Subsurface Remediation and Contaminant Fate Laboratory (DEEL/ES&T)

Subsurface Remediation and Contaminant Fate Laboratory is used to develop, test and refine in situ remediation technologies, including surfactant flushing and thermal treatment, for restoration of contaminated aquifers, and to study the fate, distribution, and transport of contaminants linked to human health effects.

Thermal Systems Laboratory (ES&T 3115)

The Thermal Systems Laboratory is used for air pollutant formation and control studies. The pyrolysis and oxidation of gaseous, liquid and solid fuels and wastes is studied in laboratory-scale flow reactors. On-line and extractive analyses are performed. Chemical speciation of product gas streams is used to study reaction pathways of combustion byproduct formation and control. Particle physical and chemical properties are characterized. Quantum mechanical molecular modeling techniques are used to study the structural properties and reaction dynamics of air pollutants

Transport and kinetics laboratory (DEEL/ES&T)

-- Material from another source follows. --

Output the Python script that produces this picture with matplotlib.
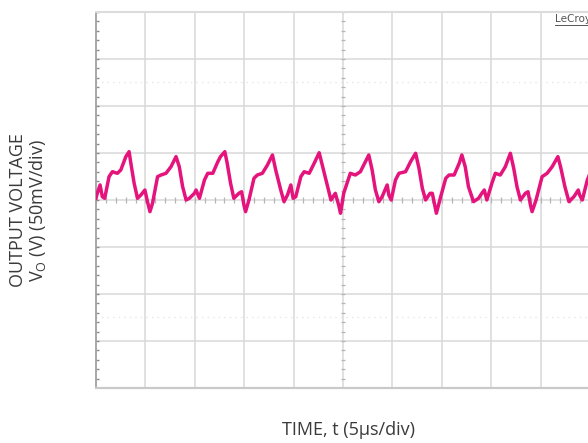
import numpy as np
import matplotlib
matplotlib.use('Agg')
import matplotlib.pyplot as plt
from matplotlib.lines import Line2D

# scope trace: time in us, output ripple in mV
time_us = [0.0, 0.13, 0.41, 0.64, 0.88, 1.32, 1.66, 2.16, 2.51, 3.02, 3.35, 3.53, 3.86, 4.20, 4.54, 4.95,
           5.21, 5.46, 5.72, 6.23, 6.58, 7.08, 7.59, 8.10, 8.43, 8.77, 9.12, 9.45, 9.96, 10.13, 10.47,
           10.98, 11.31, 11.82, 12.33, 12.60, 13.04, 13.28, 13.62, 13.95, 14.46, 14.74, 14.97, 15.14,
           15.48, 15.99, 16.33, 16.84, 17.35, 17.86, 18.19, 18.70, 19.03, 19.38, 19.72, 19.95, 20.22,
           20.73, 21.07, 21.58, 22.08, 22.59, 22.94, 23.45, 23.78, 24.22, 24.56, 24.75, 25.07, 25.74,
           26.25, 26.76, 27.27, 27.61, 27.95, 28.28, 28.63, 28.96, 29.47, 29.64, 29.88, 30.31, 30.66,
           31.33, 31.84, 32.35, 32.69, 33.03, 33.36, 33.81, 34.04, 34.32, 34.45, 34.89, 35.40, 35.74,
           36.25, 36.76, 37.03, 37.37, 37.70, 38.21, 38.72, 39.05, 39.30, 39.56, 40.07, 40.42, 40.92,
           41.43, 41.94, 42.28, 42.61, 42.96, 43.46, 43.73, 43.97, 44.14, 44.54, 45.15, 45.66, 46.17,
           46.75, 47.02, 47.46, 47.87, 48.37, 48.81, 48.95, 49.22, 49.73, 50.0]
vout_mv = [1.8, 7.1, 16.0, 3.5, 1.8, 24.8, 30.1, 28.4, 31.9, 46.1, 51.4, 39.0, 17.8, 1.8, 5.3, 10.6,
           -1.8, -12.4, -3.5, 24.8, 26.6, 28.4, 35.4, 46.1, 35.4, 14.1, 0.0, 1.8, 7.1, 10.6, 1.8,
           21.3, 28.4, 28.4, 40.7, 46.1, 51.4, 39.0, 17.8, 1.8, 7.1, 8.8, -5.3, -12.4,
           0.0, 23.1, 26.6, 28.4, 37.2, 47.9, 31.9, 10.6, -1.8, 5.3, 16.0, 1.8, 3.5,
           24.8, 30.1, 28.4, 39.0, 50.3, 35.4, 14.1, 0.0, 7.1, -5.3, -14.1, 7.1, 28.4,
           26.6, 30.1, 40.7, 47.9, 31.9, 10.6, -1.8, 3.5, 16.0, 5.3, 0.0, 21.3, 28.4,
           30.1, 40.7, 49.7, 33.7, 12.4, 0.0, 7.1, 7.1, -7.1, -14.1, 3.5, 23.1, 26.6,
           26.6, 39.0, 47.9, 35.4, 14.1, -1.8, 1.8, 7.1, 10.6, 0.0, 17.8, 28.4, 26.6,
           35.4, 49.7, 33.7, 14.1, 0.0, 7.1, 8.8, -5.3, -12.4, 0.0, 24.8, 28.4, 35.4,
           46.1, 35.4, 14.1, -1.8, 3.5, 10.6, 5.3, 0.0, 21.3, 28.4]

x_divs = np.arange(0, 55, 5)          # 5us/div, 10 divisions
y_divs = np.arange(-200, 250, 50)     # 50mV/div, 8 divisions

W, H = 588, 443
fig = plt.figure(figsize=(W / 100, H / 100), dpi=100)
ax = fig.add_axes([96 / W, 1 - 388 / H, 494 / W, 376 / H])
ax.set_xlim(0, 50)
ax.set_ylim(-200, 200)

grid_c = '#d9d9d9'
for xv in x_divs[1:]:
    ax.axvline(xv, color=grid_c, lw=1.1, zorder=1)
for yv in y_divs[1:-1]:
    ax.axhline(yv, color=grid_c, lw=1.1, zorder=1)

# faint cursor lines
for yv in (125, -125):
    ax.axhline(yv, color='#e6e6e6', lw=1.0, ls=(0, (1, 3)), zorder=1)

# graticule tick marks on the centre lines and the left edge
minor_x = np.arange(0, 50.01, 1)
minor_y = np.arange(-200, 200.01, 10)
ax.vlines(minor_x, -3, 3, color='#b5b5b5', lw=0.9, zorder=2)
ax.hlines(minor_y, 24.75, 25.25, color='#b5b5b5', lw=0.9, zorder=2)
ax.hlines(minor_y, 0, 0.3, color='#8c8c8c', lw=1.0, zorder=2)

ax.plot(time_us, vout_mv, color='#e5147d', lw=2.5, solid_joinstyle='round', zorder=3)

ax.spines['right'].set_visible(False)
ax.spines['top'].set_color('#dcdcdc')
ax.spines['top'].set_linewidth(1.5)
ax.spines['bottom'].set_color('#c9c9c9')
ax.spines['bottom'].set_linewidth(1.6)
ax.spines['left'].set_color('#a0a0a0')
ax.spines['left'].set_linewidth(1.3)
ax.set_xticks([])
ax.set_yticks([])

fig.text(555 / W, 1 - 19 / H, 'LeCroy', fontsize=7.5, color='#555555', va='center', ha='left',
         family='DejaVu Sans')
fig.add_artist(Line2D([555 / W, 1.0], [1 - 25 / H, 1 - 25 / H], color='#555555', lw=0.7))

txt_c = '#3a3a3a'
fig.text(349 / W, 1 - 430 / H, 'TIME, t (5\u00b5s/div)', fontsize=13, color=txt_c,
         ha='center', va='center', family='Open Sans')
fig.text(18 / W, 1 - 210 / H, 'OUTPUT VOLTAGE', fontsize=13, color=txt_c, rotation=90,
         ha='center', va='center', family='Open Sans')
fig.text(37 / W, 1 - 211 / H, r'V$_\mathregular{O}$ (V) (50mV/div)', fontsize=13, color=txt_c,
         rotation=90, ha='center', va='center', family='Open Sans')

fig.savefig('out.png', dpi=100)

This lab is focused on uptake of pollutants by various sorbents and chemical reactions in heterogeneous systems. Computer workstations are provided for solving computationally intensive problems and experimental systems of gas-liquid, liquid-liquid, and solid-liquid reactors. Physical aquifer models are available to investigate the entrapment, characterization, and remediation of NAPLs in subsurface systems. An X-ray tomography system is being constructed to provide non-destructive measurements of organic liquid saturation and distribution within heterogeneous porous media. Fate and transport laboratories focus on the sorption processes, contaminant bioavailability, and mass transfer limitations during contaminant transport. Computer workstations are utilized to couple experimental research with the development of numerical simulators for use as predictive tools.